Local execution#
Dask offers several scheduler options that allow workflow execution without requiring external services. These include:
Sequential: Tasks are executed one after another, in a single thread.
Multi-threading: Tasks are executed concurrently in multiple threads within the same process.
Multi-processing: Tasks are executed concurrently in separate subprocesses of the current process.
Local Cluster: Tasks are executed by a Dask cluster started in the current process.
Slurm Cluster: Tasks are executed by a SLurm cluster started in the current process.
Example Workflow#
In the following example, we define a workflow with two independent nodes. Since the nodes are not connected, they can execute in parallel:
from ewoksdask import execute_graph
example_workflow = {
"graph": {"id": "test"},
"nodes": [
{
"id": "node1",
"task_type": "method",
"task_identifier": "time.sleep",
"default_inputs": [{"name": 0, "value": 10}],
},
{
"id": "node2",
"task_type": "method",
"task_identifier": "time.sleep",
"default_inputs": [{"name": 0, "value": 10}],
}
]
}
result = execute_graph(example_workflow, scheduler=..., scheduler_options=...)

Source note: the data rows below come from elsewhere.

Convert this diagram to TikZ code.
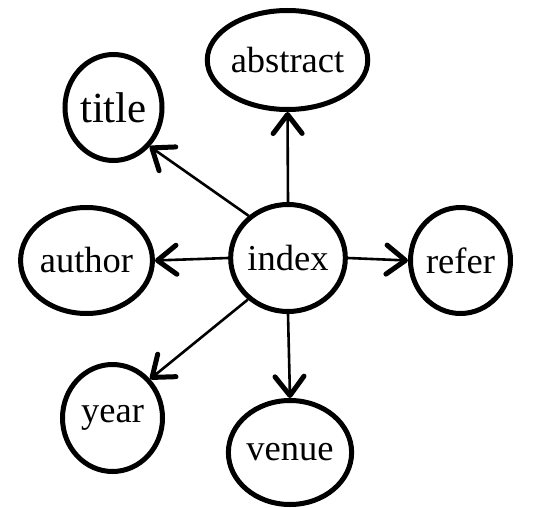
\documentclass[tikz,border=0pt]{standalone}
\usepackage{fontspec}
\setmainfont{Liberation Serif}
\usetikzlibrary{shapes.geometric,arrows.meta}
\begin{document}
\begin{tikzpicture}[x=1pt,y=-1pt,
  ent/.style={ellipse,draw,line width=5pt,inner sep=0pt,font=\fontsize{36.5}{40}\selectfont},
  conn/.style={line width=2.6pt,-{Straight Barb[length=19pt,width=29pt,line width=5pt,round]}}]
\useasboundingbox (0,0) rectangle (543,508);
\node[ent,minimum width=146pt,minimum height=99pt] (abstract) at (287.5,60) {abstract};
\node[ent,minimum width=97pt,minimum height=106pt,font=\fontsize{43}{46}\selectfont] (title) at (113.5,107.5) {title};
\node[ent,minimum width=99pt,minimum height=107pt] (index) at (288,258) {index};
\node[ent,minimum width=122pt,minimum height=106pt] (author) at (86.5,260.5) {author};
\node[ent,minimum width=100pt,minimum height=106pt] (refer) at (460.5,260.5) {refer};
\node[ent,minimum width=100pt,minimum height=107pt] (year) at (112.5,418) {year};
\node[ent,minimum width=121pt,minimum height=104pt] (venue) at (290,452.5) {venue};
\draw[conn] (index.north) -- (abstract.south);
\draw[conn] (index.133.5) -- (title.313.5);
\draw[conn] (index.west) -- (author.east);
\draw[conn] (index.east) -- (refer.west);
\draw[conn] (index.226.5) -- (year.46);
\draw[conn] (index.south) -- (venue.north);
\end{tikzpicture}
\end{document}
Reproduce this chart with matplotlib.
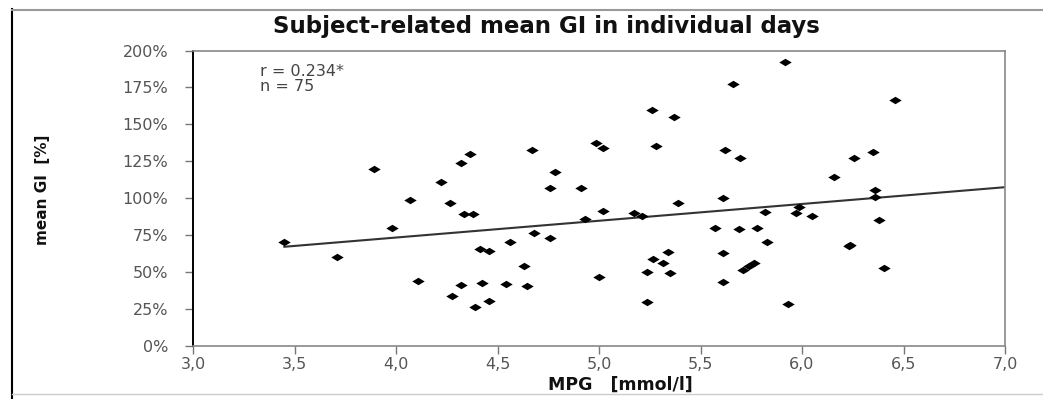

You can choose different schedulers depending on your requirements:
Sequential#
Tasks are run one after another in a single thread.
result = execute_graph(example_workflow, scheduler=None)
Multi-Threading#
Runs tasks in parallel using multiple threads. This example completes in ~10 seconds using two threads:
result = execute_graph(
workflow, scheduler="multithreading", scheduler_options={"num_workers": 2}
)
Multi-Processing#
Runs tasks in parallel using multiple subprocesses. This example also completes in ~10 seconds using two processes:
if __name__ == "__main__":
result = execute_graph(
workflow,
scheduler="multiprocessing",
scheduler_options={"num_workers": 2, "context": "spawn"},
)
Note
The if __name__ == “__main__”: guard is required when using the spawn context.
By default:
On Linux, the default context is fork.
On Windows/macOS, the default context is spawn.
See the Python multiprocessing docs for details on contexts.
Local cluster#
Creates a temporary local Dask cluster with the specified number of workers for the duration of the workflow execution. This example completes in ~10 seconds using two workers:
result = execute_graph(
workflow, scheduler="cluster", scheduler_options={"n_workers": 2}
)
Additional cluster configuration options are available in the Dask distributed.Client documentation.
In case the same cluster should be used by multiple workflows (provides a status dashboard as well)
from ewoksdask.schedulers import local_scheduler
cluster = local_scheduler(n_workers=2)
result = execute_graph(
workflow, inputs=inputs, scheduler=cluster.scheduler_address
)
Slurm cluster#
A Slurm cluster with status dashboard can be instantiated in the same process that executes workflows
from ewoksdask.schedulers import slurm_scheduler
cluster = slurm_scheduler(
queue="gpu",
walltime="00:20:00",
memory="256GB",
cores=16,
job_extra_directives=["--gres=gpu:1"]
)
result = execute_graph(
workflow, inputs=inputs, scheduler=cluster.scheduler_address
)
Refer to the Dask JobQueue SlurmCluster documentation for more scheduler configuration options.